[What to work on] Transcribe the listing in full, excluding any pictures.

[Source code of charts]
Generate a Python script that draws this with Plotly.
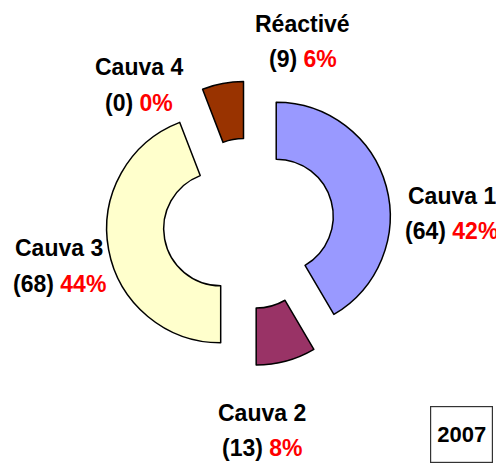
import plotly.graph_objects as go

labels = ["Cauva 1", "Cauva 2", "Cauva 3", "Cauva 4", "Réactivé"]
values = [64, 13, 68, 0, 9]
colors = ["#9999FF", "#993366", "#FFFFCC", "#CCFFFF", "#993300"]
year_label = "2007"

# figure is offset by the 8px default page margin, so it is sized to fit the window
W, H = 496, 456

# label anchor positions (paper fractions) for the first line of each category
label_pos = [
    (0.8946, 0.5888),  # Cauva 1
    (0.5121, 0.1129),  # Cauva 2
    (0.1038, 0.4737),  # Cauva 3
    (0.2651, 0.8706),  # Cauva 4
    (0.5938, 0.9656),  # Réactivé
]
line_gap = 0.078

total = sum(values)
FONT = "Liberation Sans, Arial, sans-serif"

# no outline for empty slices (avoids a stray zero-width line)
line_widths = [1.5 if v > 0 else 0 for v in values]

fig = go.Figure()
fig.add_trace(go.Pie(
    labels=labels,
    values=values,
    sort=False,
    direction="clockwise",
    rotation=0,
    hole=0.5,
    pull=[0.25] * len(values),
    marker=dict(colors=colors, line=dict(color="black", width=line_widths)),
    textinfo="none",
    hoverinfo="skip",
    showlegend=False,
    domain=dict(x=[0.198, 0.7726], y=[0.2147, 0.8397]),
))

annotations = []
for lab, val, (x, y) in zip(labels, values, label_pos):
    pct = round(100 * val / total)
    annotations.append(dict(
        x=x, y=y, xref="paper", yref="paper", xanchor="center", yanchor="middle",
        text=f"<b>{lab}</b>", showarrow=False,
        font=dict(family=FONT, size=23, color="black"),
    ))
    annotations.append(dict(
        x=x, y=y - line_gap, xref="paper", yref="paper", xanchor="center", yanchor="middle",
        text=f"<b>({val}) <span style='color:#FF0000'>{pct}%</span></b>", showarrow=False,
        font=dict(family=FONT, size=23, color="black"),
    ))

annotations.append(dict(
    x=0.9153, y=0.0647, xref="paper", yref="paper", xanchor="center", yanchor="middle",
    text=f"<b>{year_label}</b>", showarrow=False,
    font=dict(family=FONT, size=22, color="black"),
    bordercolor="#333333", borderwidth=1.2, borderpad=0,
    width=61, height=55, bgcolor="white",
))

fig.update_layout(
    width=W, height=H,
    margin=dict(l=0, r=0, t=0, b=0),
    paper_bgcolor="white", plot_bgcolor="white",
    annotations=annotations,
)

fig.write_html("out.html")
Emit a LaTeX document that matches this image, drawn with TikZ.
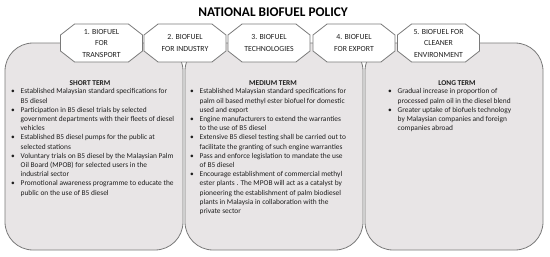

[Solution]
Generate a Python script that draws this with Plotly.
import plotly.graph_objects as go

labels = ["Cauva 1", "Cauva 2", "Cauva 3", "Cauva 4", "Réactivé"]
values = [64, 13, 68, 0, 9]
colors = ["#9999FF", "#993366", "#FFFFCC", "#CCFFFF", "#993300"]
year_label = "2007"

# figure is offset by the 8px default page margin, so it is sized to fit the window
W, H = 496, 456

# label anchor positions (paper fractions) for the first line of each category
label_pos = [
    (0.8946, 0.5888),  # Cauva 1
    (0.5121, 0.1129),  # Cauva 2
    (0.1038, 0.4737),  # Cauva 3
    (0.2651, 0.8706),  # Cauva 4
    (0.5938, 0.9656),  # Réactivé
]
line_gap = 0.078

total = sum(values)
FONT = "Liberation Sans, Arial, sans-serif"

# no outline for empty slices (avoids a stray zero-width line)
line_widths = [1.5 if v > 0 else 0 for v in values]

fig = go.Figure()
fig.add_trace(go.Pie(
    labels=labels,
    values=values,
    sort=False,
    direction="clockwise",
    rotation=0,
    hole=0.5,
    pull=[0.25] * len(values),
    marker=dict(colors=colors, line=dict(color="black", width=line_widths)),
    textinfo="none",
    hoverinfo="skip",
    showlegend=False,
    domain=dict(x=[0.198, 0.7726], y=[0.2147, 0.8397]),
))

annotations = []
for lab, val, (x, y) in zip(labels, values, label_pos):
    pct = round(100 * val / total)
    annotations.append(dict(
        x=x, y=y, xref="paper", yref="paper", xanchor="center", yanchor="middle",
        text=f"<b>{lab}</b>", showarrow=False,
        font=dict(family=FONT, size=23, color="black"),
    ))
    annotations.append(dict(
        x=x, y=y - line_gap, xref="paper", yref="paper", xanchor="center", yanchor="middle",
        text=f"<b>({val}) <span style='color:#FF0000'>{pct}%</span></b>", showarrow=False,
        font=dict(family=FONT, size=23, color="black"),
    ))

annotations.append(dict(
    x=0.9153, y=0.0647, xref="paper", yref="paper", xanchor="center", yanchor="middle",
    text=f"<b>{year_label}</b>", showarrow=False,
    font=dict(family=FONT, size=22, color="black"),
    bordercolor="#333333", borderwidth=1.2, borderpad=0,
    width=61, height=55, bgcolor="white",
))

fig.update_layout(
    width=W, height=H,
    margin=dict(l=0, r=0, t=0, b=0),
    paper_bgcolor="white", plot_bgcolor="white",
    annotations=annotations,
)

fig.write_html("out.html")
Emit a LaTeX document that matches this image, drawn with TikZ.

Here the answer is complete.